キハ52は4月29日から急行として運行される。撮影日は30日。JR外房線大原駅でいすみ鉄道に乗換え、上総中野行の普通列車に揺られて行く。車内にはキハを狙う撮り鉄が数人。西大原の大カーブ辺りの田圃には、カメラを構える姿が見られた。撮り鉄は国吉駅で大半が下車していった。国吉〜上総中川間の第二五之町踏切は有名。田園に踏切があるだけで、他に何もない空間。鉄道写真家中井精也氏も激賞する。周辺に夾雑物なしというのは滅多にないものだ。前回、あれだけ盛大に咲き誇っていた菜の花は、沿線に殆ど見られない。これはちょっと誤算。城見ヶ丘駅近く、大多喜街道の跨線橋から眺める菜の花に包まれた直線をイメージしていたのに。同駅で下車。大多喜〜大原区間を走る急行1号が来るまで時間がない。跨線橋からの構図は捨てて、先着の人が望遠で狙っている後ろで構えた。ここからは夷隅川の橋梁を渡る遠景から、勾配を上下して八重桜越しに接近して来る列車を撮れる。やって来たキハ52には「夷隅」というヘッドマークが飾られていた。
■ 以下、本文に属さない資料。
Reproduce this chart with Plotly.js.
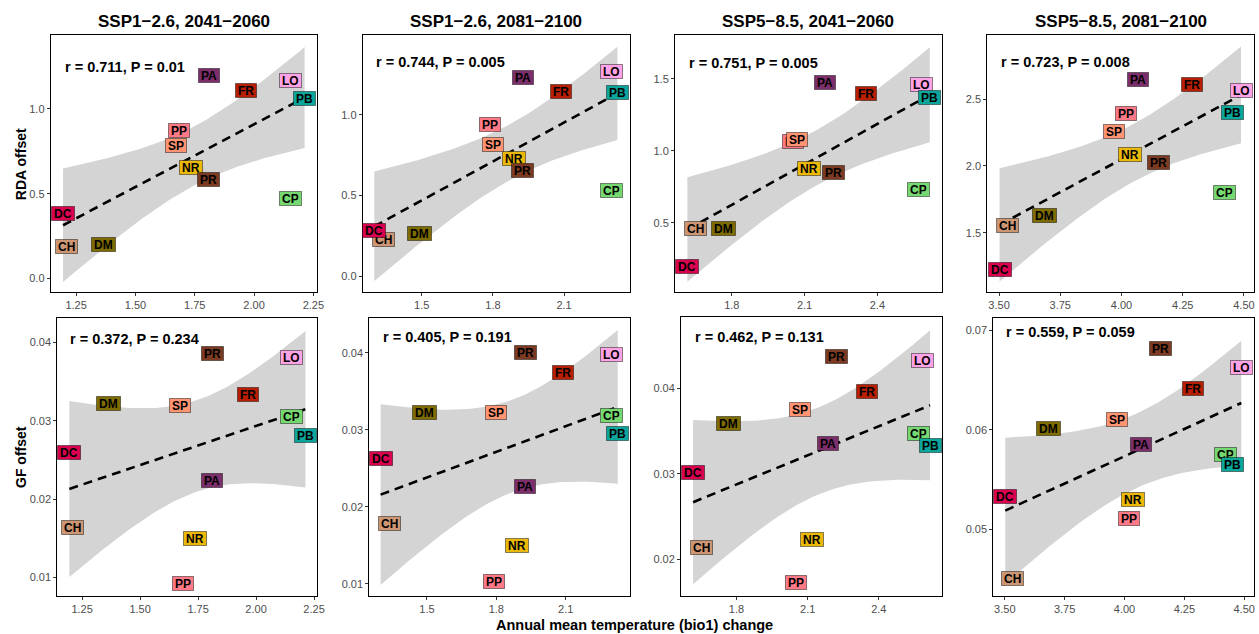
<!DOCTYPE html>
<html>
<head>
<meta charset="utf-8">
<script src="https://cdn.plot.ly/plotly-3.0.1.min.js"></script>
<style>
html,body{margin:0;padding:0;background:#fff;}
#chart{width:1259px;height:634px;}
</style>
</head>
<body>
<div id="chart"></div>
<script>
// ---------------- DATA ----------------
const species = ["CH","CP","DC","DM","FR","LO","NR","PA","PB","PP","PR","SP"];
const speciesColors = ["#CC9673","#76D870","#D8024E","#7E6C00","#B71E02","#FFA3E6","#ECB808","#7C2E6A","#0AA69C","#FF7A86","#7B3A21","#FF9372"];

const panelTitles = ["SSP1\u22122.6, 2041\u22122060","SSP1\u22122.6, 2081\u22122100","SSP5\u22128.5, 2041\u22122060","SSP5\u22128.5, 2081\u22122100"];

// bio1 change per scenario (x)
const bio1_ssp126_2050 = [1.21, 2.153, 1.195, 1.365, 1.965, 2.153, 1.735, 1.808, 2.213, 1.683, 1.81, 1.671];
const bio1_ssp126_2090 = [1.34, 2.30, 1.30, 1.49, 2.087, 2.30, 1.888, 1.925, 2.325, 1.788, 1.925, 1.80];
const bio1_ssp585_2050 = [1.651, 2.568, 1.617, 1.765, 2.352, 2.583, 2.118, 2.185, 2.616, 2.052, 2.22, 2.067];
const bio1_ssp585_2090 = [3.534, 4.42, 3.502, 3.684, 4.286, 4.488, 4.035, 4.069, 4.452, 4.019, 4.151, 3.969];

// RDA offset per scenario
const rda_ssp126_2050 = [0.187, 0.470, 0.385, 0.202, 1.106, 1.169, 0.654, 1.195, 1.059, 0.876, 0.585, 0.782];
const rda_ssp126_2090 = [0.225, 0.534, 0.285, 0.266, 1.146, 1.266, 0.726, 1.231, 1.136, 0.942, 0.654, 0.814];
const rda_ssp585_2050 = [0.461, 0.732, 0.194, 0.461, 1.400, 1.461, 0.878, 1.474, 1.370, 1.066, 0.850, 1.082];
const rda_ssp585_2090 = [1.555, 1.799, 1.226, 1.630, 2.610, 2.562, 2.084, 2.645, 2.403, 2.393, 2.029, 2.261];

// GF offset per scenario
const gf_ssp126_2050 = [0.0164, 0.0306, 0.0259, 0.0322, 0.0333, 0.0381, 0.0149, 0.0224, 0.0281, 0.0092, 0.0386, 0.0320];
const gf_ssp126_2090 = [0.0178, 0.0318, 0.0263, 0.0323, 0.0374, 0.0398, 0.0150, 0.0226, 0.0295, 0.0103, 0.0400, 0.0323];
const gf_ssp585_2050 = [0.0214, 0.0347, 0.0302, 0.0359, 0.0396, 0.0432, 0.0223, 0.0335, 0.0333, 0.0173, 0.0437, 0.0375];
const gf_ssp585_2090 = [0.0450, 0.0575, 0.0533, 0.0601, 0.0641, 0.0663, 0.0530, 0.0585, 0.0565, 0.0511, 0.0682, 0.0610];

const statLabels = ["r = 0.711, P = 0.01","r = 0.744, P = 0.005","r = 0.751, P = 0.005","r = 0.723, P = 0.008",
                    "r = 0.372, P = 0.234","r = 0.405, P = 0.191","r = 0.462, P = 0.131","r = 0.559, P = 0.059"];

const yTitles = ["RDA offset","GF offset"];
const xTitle = "Annual mean temperature (bio1) change";

// ---------------- LAYOUT HELPERS ----------------
const W = 1259, H = 634;
const FONT = "Liberation Sans, Arial, Helvetica, sans-serif";
const T_975_DF10 = 2.228;

const xs = [bio1_ssp126_2050, bio1_ssp126_2090, bio1_ssp585_2050, bio1_ssp585_2090];
const ysTop = [rda_ssp126_2050, rda_ssp126_2090, rda_ssp585_2050, rda_ssp585_2090];
const ysBot = [gf_ssp126_2050, gf_ssp126_2090, gf_ssp585_2050, gf_ssp585_2090];

// panel pixel boxes [left, right, top, bottom]
const boxes = [
  [50.7,316.7,35,291.7],[362.7,630,35,292],[675,941.7,35,292],[987.3,1254,35,291.7],
  [57.3,317.3,318.3,596],[369.3,630,317.7,596],[681,941.7,317.3,596],[993.3,1254,318.3,595.7]
];
const xRanges = [[1.143,2.264],[1.251,2.378],[1.566,2.665],[3.452,4.541]];
const yRanges = [[-0.077,1.436],[-0.097,1.493],[0.018,1.806],[1.059,2.979],
                 [0.0076,0.0431],[0.0084,0.04455],[0.0157,0.0483],[0.0433,0.0712]];
const xTicks = [{tick0:1.25,dtick:0.25,f:".2f"},{tick0:1.5,dtick:0.3,f:".1f"},{tick0:1.5,dtick:0.3,f:".1f"},{tick0:3.5,dtick:0.25,f:".2f"}];
const yTicks = [{tick0:0,dtick:0.5,f:".1f"},{tick0:0,dtick:0.5,f:".1f"},{tick0:0.5,dtick:0.5,f:".1f"},{tick0:1.5,dtick:0.5,f:".1f"},
                {tick0:0.01,dtick:0.01,f:".2f"},{tick0:0.01,dtick:0.01,f:".2f"},{tick0:0.02,dtick:0.01,f:".2f"},{tick0:0.05,dtick:0.01,f:".2f"}];
const statPos = [[0.045,0.876],[0.044,0.894],[0.044,0.89],[0.045,0.896],[0.042,0.924],[0.044,0.932],[0.045,0.928],[0.042,0.952]];

function fitBand(x, y, nPts){
  const n = x.length;
  const mx = x.reduce((a,b)=>a+b,0)/n, my = y.reduce((a,b)=>a+b,0)/n;
  let sxx=0, sxy=0;
  for(let i=0;i<n;i++){ sxx+=(x[i]-mx)**2; sxy+=(x[i]-mx)*(y[i]-my); }
  const b = sxy/sxx, a = my - b*mx;
  let sse=0; for(let i=0;i<n;i++){ sse += (y[i]-(a+b*x[i]))**2; }
  const s = Math.sqrt(sse/(n-2));
  const xmin = Math.min(...x), xmax = Math.max(...x);
  const gx=[], fit=[], lo=[], hi=[];
  for(let k=0;k<nPts;k++){
    const xv = xmin + (xmax-xmin)*k/(nPts-1);
    const f = a + b*xv;
    const se = s*Math.sqrt(1/n + (xv-mx)**2/sxx);
    gx.push(xv); fit.push(f); lo.push(f - T_975_DF10*se); hi.push(f + T_975_DF10*se);
  }
  return {gx, fit, lo, hi};
}

const traces = [];
const layout = {
  width: W, height: H,
  margin: {l:0, r:0, t:0, b:0},
  paper_bgcolor: "#ffffff", plot_bgcolor: "#ffffff",
  showlegend: false,
  font: {family: FONT, color: "#000"},
  annotations: []
};

for(let p=0;p<8;p++){
  const col = p % 4;
  const xd = xs[col];
  const yd = p < 4 ? ysTop[col] : ysBot[col];
  const sfx = p === 0 ? "" : String(p+1);
  const xa = "x"+sfx, ya = "y"+sfx;
  const b = boxes[p];

  layout["xaxis"+sfx] = {
    domain: [b[0]/W, b[1]/W], anchor: ya,
    range: xRanges[col], autorange: false,
    showgrid: false, zeroline: false,
    showline: true, mirror: true, linecolor: "#000", linewidth: 1,
    ticks: "outside", ticklen: 3, tickwidth: 1, tickcolor: "#333",
    tickmode: "linear", tick0: xTicks[col].tick0, dtick: xTicks[col].dtick, tickformat: xTicks[col].f,
    tickfont: {family: FONT, size: 11, color: "#4D4D4D"}
  };
  layout["yaxis"+sfx] = {
    domain: [1-b[3]/H, 1-b[2]/H], anchor: xa,
    range: yRanges[p], autorange: false,
    showgrid: false, zeroline: false,
    showline: true, mirror: true, linecolor: "#000", linewidth: 1,
    ticks: "outside", ticklen: 3, tickwidth: 1, tickcolor: "#333",
    tickmode: "linear", tick0: yTicks[p].tick0, dtick: yTicks[p].dtick, tickformat: yTicks[p].f,
    tickfont: {family: FONT, size: 11, color: "#4D4D4D"}
  };

  const band = fitBand(xd, yd, 80);
  traces.push({
    type: "scatter", mode: "lines", xaxis: xa, yaxis: ya,
    x: band.gx.concat(band.gx.slice().reverse()),
    y: band.hi.concat(band.lo.slice().reverse()),
    fill: "toself", fillcolor: "#D4D4D4", line: {width: 0, color: "rgba(0,0,0,0)"},
    hoverinfo: "skip"
  });
  traces.push({
    type: "scatter", mode: "lines", xaxis: xa, yaxis: ya,
    x: band.gx, y: band.fit,
    line: {color: "#000", width: 2.6, dash: "9px,6px"},
    hoverinfo: "skip"
  });

  // species labels
  for(let i=0;i<species.length;i++){
    layout.annotations.push({
      xref: xa, yref: ya, x: xd[i], y: yd[i],
      text: "<b>"+species[i]+"</b>", showarrow: false,
      xanchor: "center", yanchor: "middle",
      bgcolor: speciesColors[i], bordercolor: "rgba(0,0,0,0.45)", borderwidth: 1, borderpad: 2,
      height: 9,
      font: {family: FONT, size: 12, color: "#000"}
    });
  }
  // stat label
  layout.annotations.push({
    xref: xa+" domain", yref: ya+" domain", x: statPos[p][0], y: statPos[p][1],
    xanchor: "left", yanchor: "middle", showarrow: false,
    text: "<b>"+statLabels[p]+"</b>",
    font: {family: FONT, size: 14.5, color: "#000"}
  });
}

// panel titles
for(let c=0;c<4;c++){
  const b = boxes[c];
  layout.annotations.push({
    xref: "paper", yref: "paper", x: (b[0]+b[1])/2/W, y: 1-21/H,
    xanchor: "center", yanchor: "middle", showarrow: false,
    text: "<b>"+panelTitles[c]+"</b>",
    font: {family: FONT, size: 17, color: "#000"}
  });
}
// y titles
layout.annotations.push({xref:"paper", yref:"paper", x: 21.7/W, y: 1-164.5/H, xanchor:"center", yanchor:"middle",
  showarrow:false, textangle:-90, text:"<b>"+yTitles[0]+"</b>", font:{family:FONT,size:14,color:"#000"}});
layout.annotations.push({xref:"paper", yref:"paper", x: 21/W, y: 1-457/H, xanchor:"center", yanchor:"middle",
  showarrow:false, textangle:-90, text:"<b>"+yTitles[1]+"</b>", font:{family:FONT,size:14,color:"#000"}});
// x title
layout.annotations.push({xref:"paper", yref:"paper", x: 634.5/W, y: 1-625/H, xanchor:"center", yanchor:"middle",
  showarrow:false, text:"<b>"+xTitle+"</b>", font:{family:FONT,size:14.5,color:"#000"}});

Plotly.newPlot("chart", traces, layout, {staticPlot: true, displayModeBar: false});
</script>
</body>
</html>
上りが去って、下りの急行2号が来るまで1時間半ある。当初、第二五之町踏切まで戻る考えだったが、ちょうど駅間の真ん中辺りで歩いて間に合うか微妙に思えたので、もうここらで撮ることにした。橋の下に咲く菜の花を前景にする構図も悪くはない。悩んだが、線路の反対側に出ると菜の花が残っている一画があって、ここから狙うことにした。「城見ヶ丘」の名称通り、菜の花越しに大多喜城を望める。 大原発大多喜行の急行2号には「きぼう」の字が躍っていた。